AUGUSTA
A panel that’s been tasked with finding savings in Maine’s tax code laid out its preliminary recommendations on Monday for scaling back tax incentive programs for businesses, historic building restoration projects and student loan repayment.
A special group of lawmakers, economists and business experts has been working this fall to come up with $40 million in savings in the state’s budget to forestall automatic reductions to municipal revenue sharing, which has already faced significant cuts. Monday’s recommendations provide a glimpse into the programs that could be on the table for reductions when lawmakers return in January.
Among the recommendations is to cap a tax credit program that reimburses workers for student loan payments who chose to live in Maine after graduation in order to save nearly $2 million in the state budget.
But the pushback against the proposal, as well as several others considered Monday, signals the difficulty that the Legislature will have in reducing or eliminating tax incentive programs on the books.
Sen. Roger Katz said reducing the amount of money available to reimburse student loan payments is a bad idea in an aging state that’s trying to find ways to keep younger people in the job force.
“How can we keep more of our young people here and attract more young people to move here? This is one of those ways and it’s very difficult to talk about cutting this program,” said the Republican senator from Augusta.
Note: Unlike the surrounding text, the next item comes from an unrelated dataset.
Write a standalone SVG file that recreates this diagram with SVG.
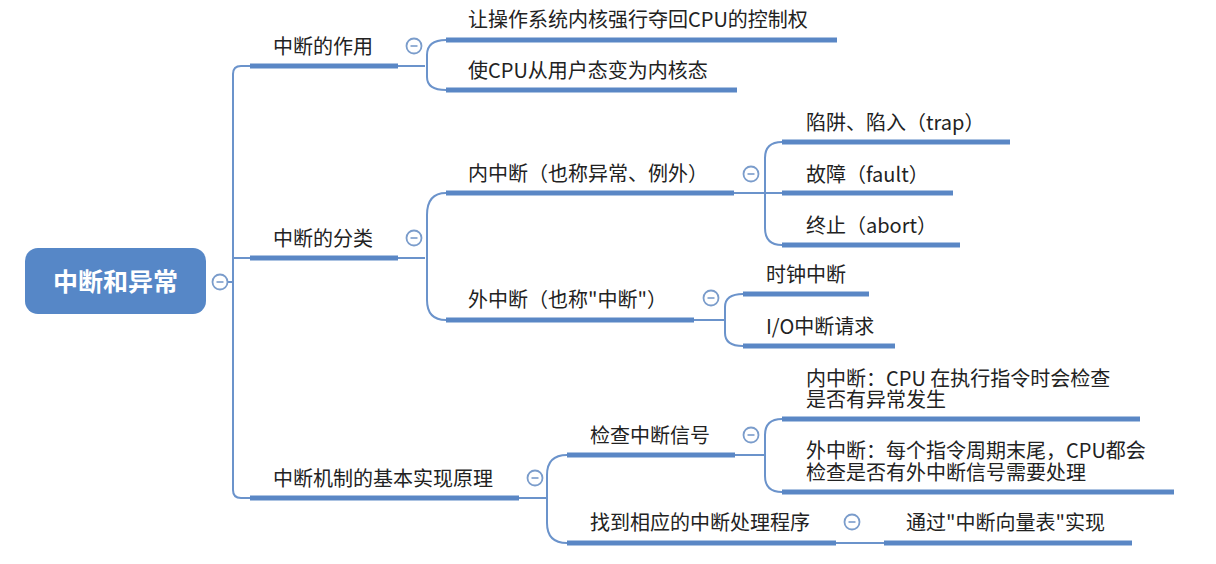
<svg xmlns="http://www.w3.org/2000/svg" width="1216" height="564" viewBox="0 0 1216 564">
<style>
.t{font-family:"Noto Sans CJK SC","Liberation Sans",sans-serif;font-size:20px;fill:#222}
.u{stroke:#5A87C5;stroke-width:5;stroke-linecap:butt;fill:none}
.c{stroke:#6B93CB;stroke-width:2;fill:none}
.k{fill:#fff;stroke:#7A9CCB;stroke-width:1.8}
.m{stroke:#7A9CCB;stroke-width:1.6}
</style>
<defs>
<g id="col"><circle class="k" cx="0" cy="0" r="7.5"/><line class="m" x1="-3.5" y1="0" x2="3.5" y2="0"/></g>
</defs>
<rect width="1216" height="564" fill="#fff"/>
<g id="connectors">
<path class="c" d="M227,282 H233"/>
<path class="c" d="M250,66 H241 Q233,66 233,74 V490 Q233,498 241,498 H250"/>
<path class="c" d="M233,258 H250"/>
<path class="c" d="M398,66 H425 M446,40 Q427,40 427,55 V77 Q427,90 446,90"/>
<path class="c" d="M398,258 H425 M446,193 Q427,193 427,215 V300 Q427,320 446,320"/>
<path class="c" d="M734,193 H782 M782,142 Q765,142 765,158 V228 Q765,245 782,245"/>
<path class="c" d="M694,320 H725 M743,294 Q725,294 725,307 V333 Q725,346 743,346"/>
<path class="c" d="M519,498 H547 M567,455 Q547,455 547,475 V523 Q547,543 567,543"/>
<path class="c" d="M735,455 H765 M782,419 Q765,419 765,435 V476 Q765,492 782,492"/>
<path class="c" d="M836,543 H884"/>
</g>
<g id="root">
<rect x="25" y="248" width="181" height="66" rx="13" fill="#5687C7"/>
<text x="115.5" y="291" text-anchor="middle" font-family="Noto Sans CJK SC,sans-serif" font-size="25" font-weight="bold" fill="#fff">中断和异常</text>
<use href="#col" x="220" y="282"/>
</g>
<g id="n1">
<text class="t" x="273" y="54">中断的作用</text>
<line class="u" x1="250" y1="66" x2="398" y2="66"/>
<use href="#col" x="414" y="46"/>
</g>
<g id="n1a">
<text class="t" x="468" y="27">让操作系统内核强行夺回CPU的控制权</text>
<line class="u" x1="446" y1="40" x2="837" y2="40"/>
</g>
<g id="n1b">
<text class="t" x="468" y="78">使CPU从用户态变为内核态</text>
<line class="u" x1="446" y1="90" x2="737" y2="90"/>
</g>
<g id="n2">
<text class="t" x="273" y="246">中断的分类</text>
<line class="u" x1="250" y1="258" x2="398" y2="258"/>
<use href="#col" x="414" y="238"/>
</g>
<g id="n2a">
<text class="t" x="468" y="181">内中断（也称异常、例外）</text>
<line class="u" x1="446" y1="193" x2="734" y2="193"/>
<use href="#col" x="751" y="174"/>
</g>
<g id="n2a1">
<text class="t" x="806" y="130">陷阱、陷入（trap）</text>
<line class="u" x1="782" y1="142" x2="1010" y2="142"/>
</g>
<g id="n2a2">
<text class="t" x="806" y="182">故障（fault）</text>
<line class="u" x1="782" y1="193" x2="953" y2="193"/>
</g>
<g id="n2a3">
<text class="t" x="806" y="233">终止（abort）</text>
<line class="u" x1="782" y1="245" x2="960" y2="245"/>
</g>
<g id="n2b">
<text class="t" x="468" y="307">外中断（也称"中断"）</text>
<line class="u" x1="446" y1="320" x2="694" y2="320"/>
<use href="#col" x="711" y="298"/>
</g>
<g id="n2b1">
<text class="t" x="766" y="282">时钟中断</text>
<line class="u" x1="743" y1="294" x2="869" y2="294"/>
</g>
<g id="n2b2">
<text class="t" x="766" y="334">I/O中断请求</text>
<line class="u" x1="743" y1="346" x2="895" y2="346"/>
</g>
<g id="n3">
<text class="t" x="273" y="486">中断机制的基本实现原理</text>
<line class="u" x1="250" y1="498" x2="519" y2="498"/>
<use href="#col" x="535" y="478"/>
</g>
<g id="n3a">
<text class="t" x="590" y="443">检查中断信号</text>
<line class="u" x1="567" y1="455" x2="735" y2="455"/>
<use href="#col" x="751" y="435"/>
</g>
<g id="n3a1">
<text class="t" x="806" y="386">内中断：CPU 在执行指令时会检查<tspan x="806" dy="21">是否有异常发生</tspan></text>
<line class="u" x1="782" y1="419" x2="1140" y2="419"/>
</g>
<g id="n3a2">
<text class="t" x="806" y="458">外中断：每个指令周期末尾，CPU都会<tspan x="806" dy="22">检查是否有外中断信号需要处理</tspan></text>
<line class="u" x1="782" y1="492" x2="1174" y2="492"/>
</g>
<g id="n3b">
<text class="t" x="590" y="530">找到相应的中断处理程序</text>
<line class="u" x1="567" y1="543" x2="836" y2="543"/>
<use href="#col" x="852" y="522"/>
</g>
<g id="n3b1">
<text class="t" x="906" y="530">通过"中断向量表"实现</text>
<line class="u" x1="884" y1="543" x2="1132" y2="543"/>
</g>
</svg>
The panel also recommended limiting tax credits for the restoration of historic buildings and cutting a tax reimbursement program aimed at encouraging Maine businesses to hire new employees. Another recommendation would eliminate a local property tax reimbursement program for some retail stores, which is expected to save around $3 million.
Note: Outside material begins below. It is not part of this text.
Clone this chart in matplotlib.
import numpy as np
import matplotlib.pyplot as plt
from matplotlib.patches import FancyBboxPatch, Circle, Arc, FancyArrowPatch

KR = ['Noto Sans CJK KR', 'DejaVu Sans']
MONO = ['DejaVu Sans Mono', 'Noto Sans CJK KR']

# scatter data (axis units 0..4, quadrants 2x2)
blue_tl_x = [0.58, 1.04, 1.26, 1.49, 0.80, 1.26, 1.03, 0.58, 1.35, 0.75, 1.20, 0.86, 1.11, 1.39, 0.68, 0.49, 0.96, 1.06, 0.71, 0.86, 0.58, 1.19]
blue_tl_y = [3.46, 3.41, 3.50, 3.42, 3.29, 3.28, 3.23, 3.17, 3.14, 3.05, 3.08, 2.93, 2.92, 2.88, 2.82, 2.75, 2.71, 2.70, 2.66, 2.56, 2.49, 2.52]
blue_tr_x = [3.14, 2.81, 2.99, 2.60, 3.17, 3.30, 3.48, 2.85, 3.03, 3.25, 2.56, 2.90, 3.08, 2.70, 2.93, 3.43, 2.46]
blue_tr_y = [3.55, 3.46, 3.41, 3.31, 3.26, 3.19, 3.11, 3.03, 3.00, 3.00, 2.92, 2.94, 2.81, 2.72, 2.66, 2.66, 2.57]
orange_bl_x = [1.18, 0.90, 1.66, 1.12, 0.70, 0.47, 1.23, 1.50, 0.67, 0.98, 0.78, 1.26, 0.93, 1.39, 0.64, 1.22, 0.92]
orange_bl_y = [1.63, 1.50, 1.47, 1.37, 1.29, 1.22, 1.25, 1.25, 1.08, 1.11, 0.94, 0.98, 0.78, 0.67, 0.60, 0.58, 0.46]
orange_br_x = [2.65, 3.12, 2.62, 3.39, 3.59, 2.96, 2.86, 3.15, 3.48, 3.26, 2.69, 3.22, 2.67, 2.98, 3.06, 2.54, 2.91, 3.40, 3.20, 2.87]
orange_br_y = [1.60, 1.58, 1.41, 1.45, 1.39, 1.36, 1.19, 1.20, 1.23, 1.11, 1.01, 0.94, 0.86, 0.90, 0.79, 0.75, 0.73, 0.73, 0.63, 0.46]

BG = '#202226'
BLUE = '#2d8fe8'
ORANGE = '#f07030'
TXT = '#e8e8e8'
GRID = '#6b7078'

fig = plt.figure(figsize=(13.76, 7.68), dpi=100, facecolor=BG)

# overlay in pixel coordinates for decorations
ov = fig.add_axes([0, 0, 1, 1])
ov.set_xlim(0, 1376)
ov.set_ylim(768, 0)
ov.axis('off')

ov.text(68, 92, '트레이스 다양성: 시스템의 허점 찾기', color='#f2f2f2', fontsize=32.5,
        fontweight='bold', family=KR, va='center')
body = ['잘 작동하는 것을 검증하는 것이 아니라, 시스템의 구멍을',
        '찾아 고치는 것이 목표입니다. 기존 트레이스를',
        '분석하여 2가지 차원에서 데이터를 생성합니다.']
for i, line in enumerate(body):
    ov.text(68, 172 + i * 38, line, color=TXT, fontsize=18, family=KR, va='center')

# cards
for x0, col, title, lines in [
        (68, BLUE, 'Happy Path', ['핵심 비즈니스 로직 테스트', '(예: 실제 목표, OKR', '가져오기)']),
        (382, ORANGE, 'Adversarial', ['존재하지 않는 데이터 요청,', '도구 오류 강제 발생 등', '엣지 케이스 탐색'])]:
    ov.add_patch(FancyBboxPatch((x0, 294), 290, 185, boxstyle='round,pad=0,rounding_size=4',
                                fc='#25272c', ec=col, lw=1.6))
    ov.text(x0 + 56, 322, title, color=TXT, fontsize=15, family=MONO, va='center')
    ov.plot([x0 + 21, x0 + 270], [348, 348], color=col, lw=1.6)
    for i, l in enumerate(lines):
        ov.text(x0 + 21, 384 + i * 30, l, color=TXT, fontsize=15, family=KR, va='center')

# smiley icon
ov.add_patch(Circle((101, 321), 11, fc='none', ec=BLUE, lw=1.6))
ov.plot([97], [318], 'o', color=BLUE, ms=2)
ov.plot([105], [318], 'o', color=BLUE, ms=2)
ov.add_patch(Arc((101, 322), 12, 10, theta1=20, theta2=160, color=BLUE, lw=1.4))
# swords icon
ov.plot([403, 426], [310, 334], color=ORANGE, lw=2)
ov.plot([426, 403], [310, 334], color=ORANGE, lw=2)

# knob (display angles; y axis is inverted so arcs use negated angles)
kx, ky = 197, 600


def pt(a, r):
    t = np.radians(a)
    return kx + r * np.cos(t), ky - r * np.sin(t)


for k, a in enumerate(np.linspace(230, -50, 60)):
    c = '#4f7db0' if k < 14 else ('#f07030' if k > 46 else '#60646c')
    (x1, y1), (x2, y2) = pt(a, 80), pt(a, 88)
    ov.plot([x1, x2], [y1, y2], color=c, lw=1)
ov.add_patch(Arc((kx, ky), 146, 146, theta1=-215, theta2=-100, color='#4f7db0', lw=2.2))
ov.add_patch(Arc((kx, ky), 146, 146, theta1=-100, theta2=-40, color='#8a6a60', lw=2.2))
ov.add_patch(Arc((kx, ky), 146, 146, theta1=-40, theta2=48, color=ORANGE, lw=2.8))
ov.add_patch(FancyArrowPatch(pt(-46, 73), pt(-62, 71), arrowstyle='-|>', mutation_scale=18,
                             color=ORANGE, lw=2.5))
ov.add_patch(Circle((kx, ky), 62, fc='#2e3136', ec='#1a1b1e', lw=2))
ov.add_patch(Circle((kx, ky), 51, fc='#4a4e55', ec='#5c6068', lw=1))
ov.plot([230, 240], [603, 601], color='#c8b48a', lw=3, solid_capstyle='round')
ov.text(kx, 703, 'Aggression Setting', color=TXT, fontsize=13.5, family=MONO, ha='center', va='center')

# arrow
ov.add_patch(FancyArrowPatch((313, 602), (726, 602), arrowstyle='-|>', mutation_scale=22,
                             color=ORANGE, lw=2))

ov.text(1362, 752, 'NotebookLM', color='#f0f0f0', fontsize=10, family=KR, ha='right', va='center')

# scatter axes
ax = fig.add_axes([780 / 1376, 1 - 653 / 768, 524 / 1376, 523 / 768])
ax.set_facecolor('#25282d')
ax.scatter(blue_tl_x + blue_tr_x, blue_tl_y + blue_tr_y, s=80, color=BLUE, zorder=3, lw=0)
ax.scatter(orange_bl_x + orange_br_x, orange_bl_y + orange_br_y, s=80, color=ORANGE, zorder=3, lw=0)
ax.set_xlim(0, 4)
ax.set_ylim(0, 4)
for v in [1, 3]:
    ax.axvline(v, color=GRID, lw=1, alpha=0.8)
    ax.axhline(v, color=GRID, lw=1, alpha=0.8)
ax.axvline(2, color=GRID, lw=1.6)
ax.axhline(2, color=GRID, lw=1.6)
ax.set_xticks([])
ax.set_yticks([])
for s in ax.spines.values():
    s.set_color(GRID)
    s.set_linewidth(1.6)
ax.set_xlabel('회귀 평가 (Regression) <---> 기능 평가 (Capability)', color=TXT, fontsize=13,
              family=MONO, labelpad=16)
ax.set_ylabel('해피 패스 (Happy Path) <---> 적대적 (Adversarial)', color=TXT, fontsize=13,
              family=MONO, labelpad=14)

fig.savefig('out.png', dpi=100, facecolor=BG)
The recommendations will now go to the state’s budget writing committee, which will decide which proposals should go forward to reach the $40 million in savings.
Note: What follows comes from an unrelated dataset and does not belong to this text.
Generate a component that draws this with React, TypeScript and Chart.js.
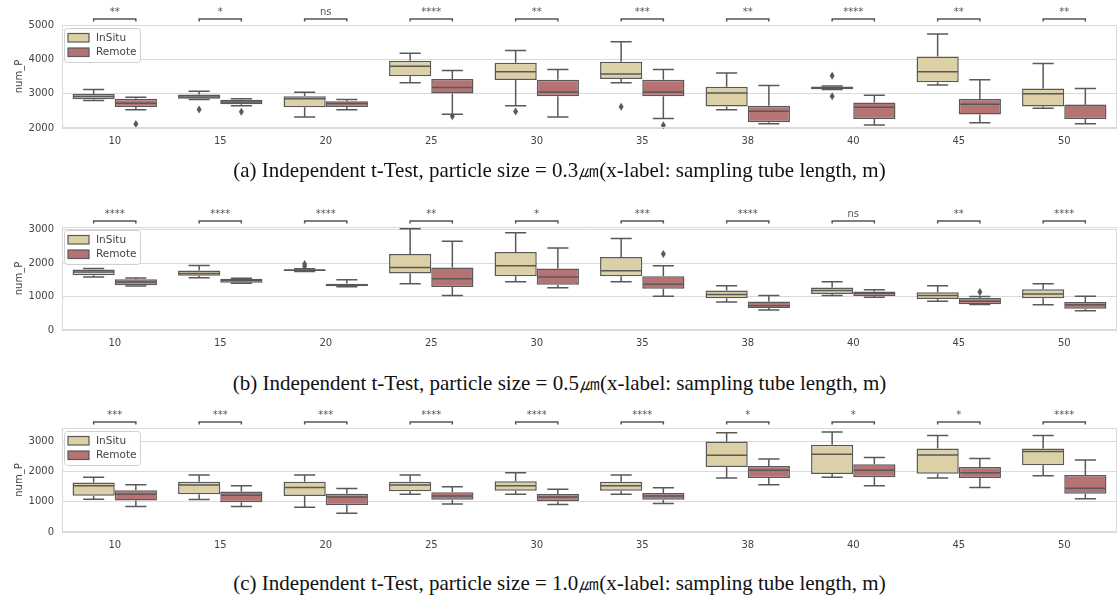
import React, { useEffect, useRef } from 'react';
import { Chart, registerables } from 'chart.js';
Chart.register(...registerables);

const categories = ['10', '15', '20', '25', '30', '35', '38', '40', '45', '50'];
const seriesNames = ['InSitu', 'Remote'];
const yTickValues = [0, 1000, 2000, 3000, 4000, 5000];

// five-number summaries per category: [whiskerLow, q1, median, q3, whiskerHigh]
const aInSitu = [
  [2800, 2840, 2920, 2990, 3120], [2830, 2850, 2900, 2975, 3070], [2320, 2605, 2850, 2925, 3040],
  [3315, 3510, 3800, 3960, 4180], [2650, 3395, 3635, 3900, 4260], [3315, 3430, 3570, 3930, 4510],
  [2535, 2625, 3020, 3200, 3600], [3120, 3130, 3170, 3210, 3225], [3255, 3335, 3635, 4085, 4740],
  [2575, 2625, 2995, 3150, 3880],
];
const aRemote = [
  [2535, 2615, 2720, 2855, 2895], [2650, 2690, 2760, 2825, 2850], [2535, 2615, 2710, 2780, 2830],
  [2400, 3005, 3180, 3430, 3675], [2320, 2925, 3050, 3405, 3705], [2275, 2925, 3050, 3405, 3705],
  [2125, 2165, 2485, 2650, 3235], [2090, 2265, 2605, 2740, 2955], [2155, 2390, 2690, 2845, 3405],
  [2125, 2265, 2655, 2680, 3150],
];
const aInSituOut = [[], [2540], [], [], [2480], [2620], [], [3520, 2925], [], []];
const aRemoteOut = [[2115], [2470], [], [2340], [], [2080], [], [], [], []];
const aSig = ['**', '*', 'ns', '****', '**', '***', '**', '****', '**', '**'];

const bInSitu = [
  [1585, 1635, 1735, 1810, 1840], [1565, 1625, 1690, 1780, 1930], [1750, 1765, 1790, 1815, 1830],
  [1385, 1690, 1870, 2270, 3030], [1445, 1605, 1920, 2335, 2910], [1445, 1605, 1770, 2180, 2735],
  [840, 950, 1060, 1180, 1325], [1030, 1080, 1180, 1270, 1445], [860, 930, 1030, 1130, 1325],
  [755, 950, 1080, 1220, 1385],
];
const bRemote = [
  [1315, 1335, 1435, 1515, 1555], [1400, 1415, 1485, 1535, 1545], [1290, 1305, 1355, 1385, 1505],
  [1030, 1285, 1535, 1870, 2655], [1260, 1355, 1585, 1840, 2455], [1010, 1230, 1365, 1605, 1920],
  [595, 655, 725, 850, 1030], [980, 1020, 1100, 1150, 1200], [765, 770, 860, 960, 1000],
  [575, 635, 755, 840, 1010],
];
const bInSituOut = [[], [], [1910, 1970], [], [], [], [], [], [], []];
const bRemoteOut = [[], [], [], [], [], [2270], [], [], [1140], []];
const bSig = ['****', '****', '****', '**', '*', '***', '****', 'ns', '**', '****'];

const cInSitu = [
  [1090, 1205, 1535, 1645, 1820], [1080, 1250, 1555, 1670, 1895], [820, 1195, 1475, 1670, 1895],
  [1250, 1350, 1555, 1670, 1895], [1250, 1365, 1535, 1680, 1965], [1250, 1365, 1535, 1670, 1895],
  [1795, 2160, 2545, 3000, 3295], [1820, 1920, 2580, 2895, 3315], [1795, 1930, 2555, 2770, 3205],
  [1865, 2215, 2670, 2770, 3205],
];
const cRemote = [
  [850, 1045, 1250, 1385, 1570], [850, 990, 1215, 1340, 1535], [625, 885, 1160, 1270, 1445],
  [930, 1070, 1195, 1320, 1500], [910, 1020, 1160, 1260, 1420], [945, 1070, 1195, 1295, 1465],
  [1570, 1795, 2045, 2190, 2420], [1535, 1820, 2045, 2250, 2475], [1475, 1795, 1965, 2160, 2440],
  [1100, 1270, 1455, 1895, 2385],
];
const cInSituOut = [[], [], [], [], [], [], [], [], [], []];
const cRemoteOut = [[], [], [], [], [], [], [], [], [], []];
const cSig = ['***', '***', '***', '****', '****', '****', '*', '*', '*', '****'];

const captions = [
  '(a) Independent t-Test, particle size = 0.3㎛(x-label: sampling tube length, m)',
  '(b) Independent t-Test, particle size = 0.5㎛(x-label: sampling tube length, m)',
  '(c) Independent t-Test, particle size = 1.0㎛(x-label: sampling tube length, m)',
];

const FILLS = ['#dcd0a6', '#b57373'];
const EDGE = '#595959';
const GRID = '#dadada';
const TEXT = '#444444';
const SANS = "'DejaVu Sans', sans-serif";

type PanelProps = {
  top: number;
  insitu: number[][];
  remote: number[][];
  insituOut: number[][];
  remoteOut: number[][];
  sig: string[];
  yMin: number;
  yMax: number;
  padTop: number;
  padBottom: number;
};

function BoxPanel(p: PanelProps) {
  const ref = useRef<HTMLCanvasElement>(null);
  useEffect(() => {
    const summaries = [p.insitu, p.remote];
    const outs = [p.insituOut, p.remoteOut];
    const boxPlugin = {
      id: 'boxExtras',
      afterDatasetsDraw(chart: any) {
        const ctx = chart.ctx;
        const y = chart.scales.y;
        ctx.save();
        ctx.strokeStyle = EDGE;
        ctx.fillStyle = EDGE;
        ctx.lineWidth = 1.5;
        for (let d = 0; d < 2; d++) {
          const meta = chart.getDatasetMeta(d);
          meta.data.forEach((bar: any, i: number) => {
            const { x, width } = bar.getProps(['x', 'width'], true);
            const [lo, q1, med, q3, hi] = summaries[d][i];
            const cap = width / 4;
            ctx.beginPath();
            ctx.moveTo(x, y.getPixelForValue(q3));
            ctx.lineTo(x, y.getPixelForValue(hi));
            ctx.moveTo(x - cap, y.getPixelForValue(hi));
            ctx.lineTo(x + cap, y.getPixelForValue(hi));
            ctx.moveTo(x, y.getPixelForValue(q1));
            ctx.lineTo(x, y.getPixelForValue(lo));
            ctx.moveTo(x - cap, y.getPixelForValue(lo));
            ctx.lineTo(x + cap, y.getPixelForValue(lo));
            ctx.stroke();
            ctx.beginPath();
            ctx.moveTo(x - width / 2 + 0.75, y.getPixelForValue(med));
            ctx.lineTo(x + width / 2 - 0.75, y.getPixelForValue(med));
            ctx.stroke();
            outs[d][i].forEach((v: number) => {
              const py = y.getPixelForValue(v);
              ctx.beginPath();
              ctx.moveTo(x, py - 4);
              ctx.lineTo(x + 2.5, py);
              ctx.lineTo(x, py + 4);
              ctx.lineTo(x - 2.5, py);
              ctx.closePath();
              ctx.fill();
            });
          });
        }
        ctx.restore();
      },
      afterDraw(chart: any) {
        const ctx = chart.ctx;
        const area = chart.chartArea;
        ctx.save();
        // frame
        ctx.strokeStyle = GRID;
        ctx.lineWidth = 1;
        ctx.strokeRect(area.left + 0.5, area.top + 0.5, area.right - area.left - 1, area.bottom - area.top - 1);
        // significance brackets
        const m0 = chart.getDatasetMeta(0);
        const m1 = chart.getDatasetMeta(1);
        ctx.strokeStyle = '#555555';
        ctx.lineWidth = 1.5;
        ctx.fillStyle = '#555555';
        ctx.font = `10px ${SANS}`;
        ctx.textAlign = 'center';
        ctx.textBaseline = 'alphabetic';
        const by = area.top - 6;
        for (let i = 0; i < categories.length; i++) {
          const x0 = m0.data[i].getProps(['x'], true).x;
          const x1 = m1.data[i].getProps(['x'], true).x;
          ctx.beginPath();
          ctx.moveTo(x0, by + 2.5);
          ctx.lineTo(x0, by);
          ctx.lineTo(x1, by);
          ctx.lineTo(x1, by + 2.5);
          ctx.stroke();
          ctx.fillText(p.sig[i], (x0 + x1) / 2, area.top - 10);
        }
        // legend
        const lx = area.left + 2;
        const ly = area.top + 3;
        ctx.fillStyle = 'rgba(255,255,255,0.85)';
        ctx.strokeStyle = '#d0d0d0';
        ctx.lineWidth = 1;
        ctx.beginPath();
        ctx.roundRect(lx + 0.5, ly + 0.5, 76, 34, 3);
        ctx.fill();
        ctx.stroke();
        ctx.font = `10.5px ${SANS}`;
        ctx.textAlign = 'left';
        ctx.textBaseline = 'middle';
        seriesNames.forEach((name, k) => {
          const ry = ly + 9.5 + k * 14.5;
          ctx.fillStyle = FILLS[k];
          ctx.fillRect(lx + 4, ry - 4, 21, 8.5);
          ctx.strokeStyle = EDGE;
          ctx.lineWidth = 1.2;
          ctx.strokeRect(lx + 4, ry - 4, 21, 8.5);
          ctx.fillStyle = TEXT;
          ctx.fillText(name, lx + 32, ry + 0.5);
        });
        ctx.restore();
      },
    };

    const chart = new Chart(ref.current as HTMLCanvasElement, {
      type: 'bar',
      data: {
        labels: categories,
        datasets: [p.insitu, p.remote].map((s, k) => ({
          label: seriesNames[k],
          data: s.map((r) => [r[1], r[3]]),
          backgroundColor: FILLS[k],
          borderColor: EDGE,
          borderWidth: 1.5,
          borderSkipped: false,
          categoryPercentage: 0.8,
          barPercentage: 1.0,
        })) as any,
      },
      options: {
        responsive: false,
        animation: false,
        layout: { padding: { top: p.padTop, bottom: p.padBottom, left: 0, right: 2 } },
        plugins: { legend: { display: false }, tooltip: { enabled: false } },
        scales: {
          x: {
            grid: { display: false, drawTicks: false },
            border: { display: false },
            ticks: { color: TEXT, font: { family: SANS, size: 10 }, padding: 7 },
            afterFit: (s: any) => { s.height = 25; },
          },
          y: {
            min: p.yMin,
            max: p.yMax,
            ticks: {
              stepSize: 1000,
              color: TEXT,
              font: { family: SANS, size: 10 },
              padding: 8,
              callback: (v: any) => String(v),
            },
            afterBuildTicks: (axis: any) => {
              axis.ticks = yTickValues.filter((v) => v >= p.yMin && v <= p.yMax).map((v) => ({ value: v }));
            },
            grid: { color: GRID, drawTicks: false, lineWidth: 1 },
            border: { display: false },
            title: {
              display: true,
              text: 'num_P',
              color: TEXT,
              font: { family: SANS, size: 10 },
              padding: { top: 13, bottom: 0 },
            },
            afterFit: (s: any) => { s.width = 62; },
          },
        },
      } as any,
      plugins: [boxPlugin],
    });
    return () => chart.destroy();
  }, []);
  return (
    <canvas
      ref={ref}
      width={1119}
      height={160}
      style={{ position: 'absolute', left: 0, top: p.top, width: 1119, height: 160 }}
    />
  );
}

function Caption({ text, centerY }: { text: string; centerY: number }) {
  return (
    <div
      style={{
        position: 'absolute',
        left: 0,
        top: centerY - 12,
        width: 1119,
        height: 24,
        lineHeight: '24px',
        textAlign: 'center',
        fontFamily: "'Liberation Serif', 'Times New Roman', serif",
        fontSize: 21,
        color: '#111',
        whiteSpace: 'nowrap',
      }}
    >
      {text}
    </div>
  );
}

export default function App() {
  return (
    <div style={{ position: 'absolute', left: 0, top: 0, width: 1119, height: 595, background: '#fff', overflow: 'hidden' }}>
      <BoxPanel top={0} insitu={aInSitu} remote={aRemote} insituOut={aInSituOut} remoteOut={aRemoteOut} sig={aSig} yMin={2000} yMax={5000} padTop={25} padBottom={7} />
      <Caption text={captions[0]} centerY={170} />
      <BoxPanel top={200} insitu={bInSitu} remote={bRemote} insituOut={bInSituOut} remoteOut={bRemoteOut} sig={bSig} yMin={0} yMax={3080} padTop={27} padBottom={5} />
      <Caption text={captions[1]} centerY={383} />
      <BoxPanel top={400} insitu={cInSitu} remote={cRemote} insituOut={cInSituOut} remoteOut={cRemoteOut} sig={cSig} yMin={0} yMax={3450} padTop={28} padBottom={3} />
      <Caption text={captions[2]} centerY={583} />
    </div>
  );
}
Several members of the panel said that while reducing tax incentives may be challenging to implement, the alternative — further cuts to municipal revenue sharing — would be far worse.
“We have to view those proposed changes and their impacts against what the potential result of inaction would be … that likely translates into higher property taxes and more reductions to services provided by government,” said Garrett Martin, executive director of the Maine Center for Economic Policy and a member of the task force.
Republican lawmakers, who have criticized the panel’s efforts, say that the state should cut spending instead of potentially raising taxes that will impact middle class Maine residents.
“We have the time to do this right and it’s imperative that we avoid piling more taxes onto hardworking Mainers who are already paying for the nation’s second most generous welfare system,” Republican House Leader Kenneth Fredette of Newport.